Grateful….For All of It….

grateful
Photo credit: Sharon Sinclair

I was running a Thanksgiving day race this morning with my friend Bobbi. While we were trotting along she told me a funny story about a friend of hers welcoming some Indian friends to Thanksgiving by throwing open the door, enthusiastically saying “Welcome to America!’ and pointing the way to the shots.

Having had a friend who worked in the wine business, I realize that alcohol is a big seller at Thanksgiving. It struck me as ironic….we set aside this day to remember what we’re grateful for, but then many of us cover up that remembrance with enough alcohol that we can’t remember what we were originally grateful for.  Or, maybe we don’t think we have much to be grateful for so we drink to make ourselves feel better.

I’ve started a tradition with myself that every year at my birthday I write down something new that I’ve learned that year.  In a few short months, I’ll post the forty life lessons that I’ve intentionally made a point of recording and referring back to.  This year I’ve decided to think of the number of things I’m most grateful for right now. A sort of concentrated, mini, “One Thousand Gifts“, if you will.  I want to remember to not forget to be thankful for all the good things that come my way, all the good people in my life, and the daily gifts that are handed to me – unexpected, undeserved, but hopefully not unnoticed.

I was also thinking about the word “grateful” and how saying you’re “full of grates” doesn’t really seem to work.  Things that “grate” are things that rub us wrong, that irritate us, that are painful and maybe harmful.  Maybe they are raspy and annoying, or maybe things that grate make us feel like we’re being run through a meat grinder and torn apart.   But, the more I sat with this, the more I realized that some of the things that have grated me most…somehow…resulted in the things I am most grateful for in life.

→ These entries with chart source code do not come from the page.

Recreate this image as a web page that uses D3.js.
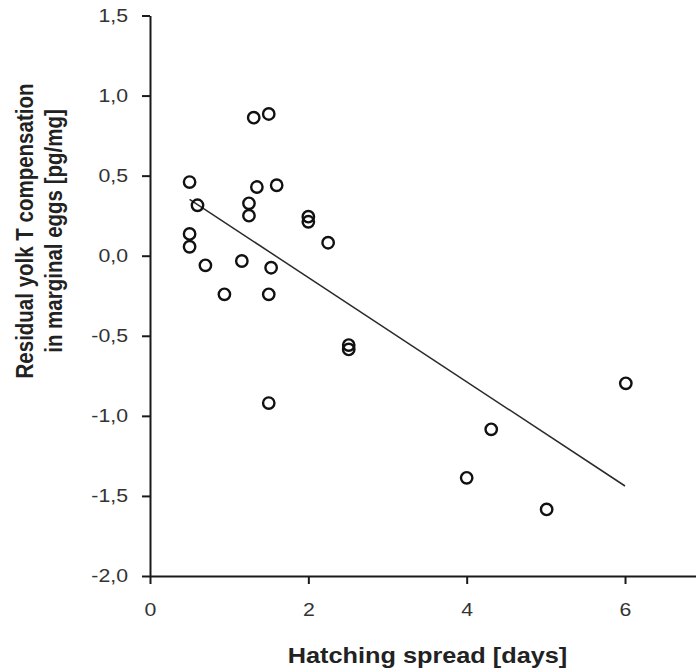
<!DOCTYPE html>
<html>
<head>
<meta charset="utf-8">
<script src="https://cdn.jsdelivr.net/npm/d3@7"></script>
<style>
  html, body { margin: 0; padding: 0; background: #fff; }
  svg { display: block; }
  text { font-family: "Liberation Sans", Arial, Helvetica, sans-serif; }
</style>
</head>
<body>
<script>
// ---- data ----
const hatchingSpread = [1.31, 1.50, 0.50, 1.35, 1.60, 0.60, 1.25, 1.25, 2.00, 2.00,
                        0.50, 0.50, 2.25, 0.70, 1.16, 1.53, 0.94, 1.50, 2.51, 2.51,
                        6.01, 4.31, 4.00, 5.01, 1.50];
const residualT      = [0.862, 0.885, 0.460, 0.429, 0.440, 0.315, 0.327, 0.250, 0.244, 0.212,
                        0.136, 0.056, 0.081, -0.060, -0.033, -0.075, -0.241, -0.241, -0.558, -0.585,
                        -0.797, -1.084, -1.387, -1.584, -0.920];
const fitX = [0.5, 6.0];
const fitY = [0.352, -1.438];
const xTicks = [0, 2, 4, 6];
const yTicks = [-2.0, -1.5, -1.0, -0.5, 0.0, 0.5, 1.0, 1.5];
const xTitle = "Hatching spread [days]";
const yTitleLines = ["Residual yolk T compensation", "in marginal eggs [pg/mg]"];

// ---- layout ----
const W = 696, H = 671;
const hs = 1.15; // horizontal text stretch seen in the reference

const svg = d3.select("body").append("svg").attr("width", W).attr("height", H);

const x = d3.scaleLinear().domain([0, 7]).range([150, 150 + 7 * 79.17]);
const y = d3.scaleLinear().domain([-2, 1.5]).range([576, 15.5]);

const fmtComma = d => d.toFixed(1).replace(".", ",");

// x axis
const gx = svg.append("g").attr("transform", `translate(0,${y(-2)})`)
  .call(d3.axisBottom(x).tickValues(xTicks).tickSize(8).tickSizeOuter(0).tickPadding(19).tickFormat(d => String(d)));
// y axis
const gy = svg.append("g").attr("transform", `translate(${x(0)},0)`)
  .call(d3.axisLeft(y).tickValues(yTicks).tickSize(8).tickSizeOuter(0).tickPadding(14).tickFormat(fmtComma));

[gx, gy].forEach(g => {
  g.select(".domain").attr("stroke", "#1a1a1a").attr("stroke-width", 2);
  g.selectAll(".tick line").attr("stroke", "#1a1a1a").attr("stroke-width", 2);
  g.selectAll(".tick text").attr("fill", "#333").attr("font-size", 18.5)
    .attr("font-family", "Liberation Sans, Arial, sans-serif");
});
gx.selectAll(".tick text").attr("transform", `scale(${hs},1)`);
gy.selectAll(".tick text").attr("x", -22 / hs).attr("transform", `scale(${hs},1)`);

// regression line
svg.append("path")
  .datum(fitX.map((d, i) => [d, fitY[i]]))
  .attr("d", d3.line().x(d => x(d[0])).y(d => y(d[1])))
  .attr("fill", "none").attr("stroke", "#2a2a2a").attr("stroke-width", 1.5);

// points
svg.append("g").selectAll("circle")
  .data(hatchingSpread.map((d, i) => [d, residualT[i]]))
  .join("circle")
  .attr("cx", d => x(d[0])).attr("cy", d => y(d[1]))
  .attr("r", 5.7)
  .attr("fill", "none").attr("stroke", "#111").attr("stroke-width", 2.4);

// x title
svg.append("text")
  .attr("transform", `translate(427.5,663) scale(${hs},1)`)
  .attr("text-anchor", "middle")
  .attr("font-size", 22).attr("font-weight", "bold").attr("fill", "#222")
  .text(xTitle);

// y title (two lines)
const gyt = svg.append("g").attr("transform", "translate(0,231) rotate(-90)");
gyt.selectAll("text").data(yTitleLines).join("text")
  .attr("transform", `scale(1,${hs})`)
  .attr("x", 0)
  .attr("y", (d, i) => [33, 62][i] / hs)
  .attr("text-anchor", "middle")
  .attr("font-size", 20.5).attr("font-weight", "bold").attr("fill", "#222")
  .text(d => d);
</script>
</body>
</html>
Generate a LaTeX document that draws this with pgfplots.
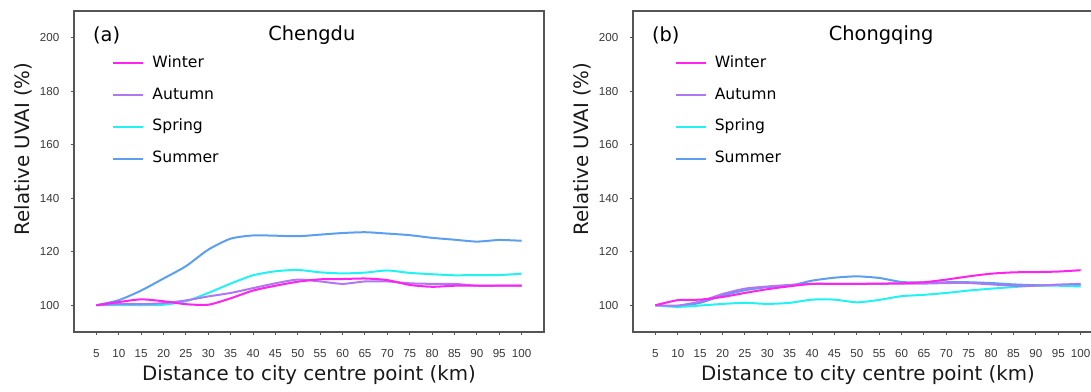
\documentclass[border=0pt]{standalone}
\usepackage{fontspec}
\setmainfont{DejaVu Sans}
\newfontfamily\tickfont{Liberation Sans}
\usepackage{pgfplots}
\usepackage{pgfplotstable}
\pgfplotsset{compat=1.18}
\definecolor{cwin}{HTML}{FF22F0}
\definecolor{caut}{HTML}{AE78F2}
\definecolor{cspr}{HTML}{22F2F2}
\definecolor{csum}{HTML}{5C9FF0}
\definecolor{axgray}{HTML}{555555}

\pgfplotstableread{
d   win   aut   spr   sum
5   100.0 100.0 100.0 100.0
10  101.2 100.5 100.1 101.9
15  102.2 100.4 100.0 105.5
20  101.5 100.8 100.2 110.0
25  100.4 101.8 101.5 114.6
30  100.2 103.3 104.6 120.8
35  102.6 104.6 108.1 124.9
40  105.5 106.4 111.2 126.1
45  107.3 108.2 112.7 126.0
50  108.8 109.6 113.2 125.8
55  109.7 108.9 112.3 126.4
60  109.8 108.0 111.9 127.0
65  110.0 108.9 112.2 127.3
70  109.4 108.9 113.0 126.8
75  107.6 108.2 112.1 126.2
80  106.9 108.0 111.6 125.2
85  107.3 108.0 111.2 124.5
90  107.3 107.3 111.3 123.8
95  107.3 107.3 111.3 124.4
100 107.3 107.3 111.8 124.1
}\chengdu

\pgfplotstableread{
d   win   aut   spr   sum
5   100.0 100.0 100.0 100.0
10  101.9  99.9  99.4  99.6
15  102.1 101.4  99.9 100.9
20  103.1 104.2 100.5 103.6
25  104.6 106.2 100.9 105.6
30  106.0 107.0 100.5 106.8
35  107.1 107.6 100.9 107.3
40  108.0 108.0 102.1 109.2
45  108.0 108.0 102.1 110.3
50  108.0 108.0 101.1 110.8
55  108.1 108.0 102.0 110.2
60  108.2 108.1 103.4 108.7
65  108.6 108.1 103.9 108.5
70  109.6 108.3 104.6 108.6
75  110.8 108.3 105.5 108.6
80  111.8 107.8 106.2 108.3
85  112.3 107.3 106.8 107.8
90  112.4 107.3 107.3 107.5
95  112.6 107.7 107.3 107.6
100 113.1 108.0 107.0 107.6
}\chongqing

\tikzset{titlefont/.style={font=\fontsize{9.7}{11}\selectfont}}

\pgfplotsset{
  panel/.style={
    scale only axis, width=235pt, height=160.5pt, anchor=south west,
    xmin=0, xmax=105, ymin=90, ymax=210,
    xtick={5,10,...,100}, ytick={100,120,...,200},
    tick align=outside, tick pos=left, major tick length=1.6pt,
    axis line style={axgray, line width=0.7pt},
    every tick/.style={axgray, line width=0.5pt},
    tick label style={font=\tickfont\fontsize{5.8}{6}\selectfont, text=black!78},
    /pgf/number format/assume math mode=true,
    xticklabel style={yshift=-3.4pt},
    yticklabel style={xshift=-2.2pt},
    xlabel={Distance to city centre point (km)},
    ylabel={Relative UVAI (\%)},
    label style={font=\fontsize{9.9}{11}\selectfont, text=black!90},
    xlabel style={at={(rel axis cs:0.5,-0.134)}, anchor=center},
    ylabel style={at={(rel axis cs:-0.1085,0.57)}, anchor=center},
    legend style={draw=none, fill=none, inner sep=0pt,
      font=\fontsize{7.8}{9}\selectfont, row sep=8.7pt,
      nodes={inner sep=0pt, text height=5.6pt, text depth=1.6pt, anchor=west}},
    legend cell align=left,
    legend image code/.code={\draw[##1] (0pt,0pt) -- (15pt,0pt); \path (19pt,0pt);},
    reverse legend,
    every axis plot/.append style={line width=1pt, smooth, tension=0.4, mark=none},
  },
}

\begin{document}
\begin{tikzpicture}
\path[use as bounding box] (0,0) rectangle (545.5pt,195.5pt);

\begin{axis}[panel, at={(37pt,29.5pt)},
  legend style={at={(rel axis cs:0.081,0.861)}, anchor=north west}]
\addplot[csum] table[x=d,y=sum] {\chengdu};
\addplot[cspr] table[x=d,y=spr] {\chengdu};
\addplot[caut] table[x=d,y=aut] {\chengdu};
\addplot[cwin] table[x=d,y=win] {\chengdu};
\legend{Summer,Spring,Autumn,Winter}
\node[titlefont, anchor=west] at (rel axis cs:0.0255,0.925) {(a)};
\node[titlefont] at (rel axis cs:0.506,0.925) {Chengdu};
\end{axis}

\begin{axis}[panel, at={(316.5pt,29.5pt)},
  legend style={at={(rel axis cs:0.088,0.861)}, anchor=north west}]
\addplot[csum] table[x=d,y=sum] {\chongqing};
\addplot[cspr] table[x=d,y=spr] {\chongqing};
\addplot[caut] table[x=d,y=aut] {\chongqing};
\addplot[cwin] table[x=d,y=win] {\chongqing};
\legend{Summer,Spring,Autumn,Winter}
\node[titlefont, anchor=west] at (rel axis cs:0.0255,0.925) {(b)};
\node[titlefont] at (rel axis cs:0.528,0.925) {Chongqing};
\end{axis}
\end{tikzpicture}
\end{document}
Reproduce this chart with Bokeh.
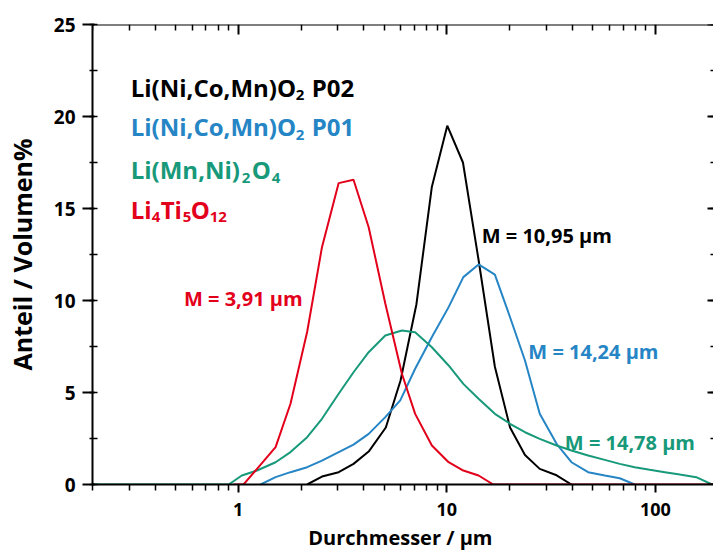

The grateful came from the grates.  The good came from reframing the bad.  Changing perspectives attracted new life.

I’m a big Josh Groban fan, and I love the song “99 Years”.  In the bridge between the verses and chorus, there are some great lines that really speak to me:

So let’s look forward to you and I looking back
To 99 years
Of nothing unspoken
With every day hoping
That when we feel broken
Our scars make us golden

I’m grateful for the things that hurt me in the past, the hard things I endured and still endure, all those that I loved and lost….because they have brought me to where I am. I have remarked to a few friends lately that it blows my mind how I can be a walking paradox: on one hand, I am deliriously happy all the time, and on the other, I’m a few feet from falling off the cliff of despair.  But I am grateful for this paradox, and the ability to fully feel as a human, to embrace a vast array of emotions, and to still be thankful for it all.

Right now, I am so grateful for:

  1. 80 hours of labor and 3 C-sections that brought me three of the most precious little boys who are loving, kind, curious, and ready to fight for justice and fairness in the world and who still think that I’m a badass mom.
  2. Meeting people, at an ever-increasing rate it seems, who see who I am at my core and are willing to invest in me and my wild ideas and big hairy dreams.
  3. The people in my life who are healing me from all of my past traumas and shame…those who do so willingly and freely without asking for anything in return.
  4.  Yats, and the fact that they stay open late enough so that I can get a fix even after a long shift at work.
  5.  My silly little dog Charlie, who chews on everything and everyone, but is always so delighted to see me.
  6. The turquoise paint a friend gifted me that transformed my bathroom walls.
  7. Richard Rohr, who unknowingly broke open my soul and let the light in….or maybe, showed me how to let the light that was already in there, out.
  8. How my mom still comes to visit me in my dreams.
  9. How I’m not afraid anymore.
  10.  How I found a home in Indiana when I thought leaving Boston was going to kill me.
  11. Eckhart Tolle, Byron Katie, Ken Wilbur, and all of the greats who help me stay optimistic about the world and humanity.
  12. How life is so much bigger and richer and deeper than I once imagined.

Happy Thanksgiving everyone…..I’m ever grateful for all who take a few minutes to read my musings and quirky views. You are very welcome here.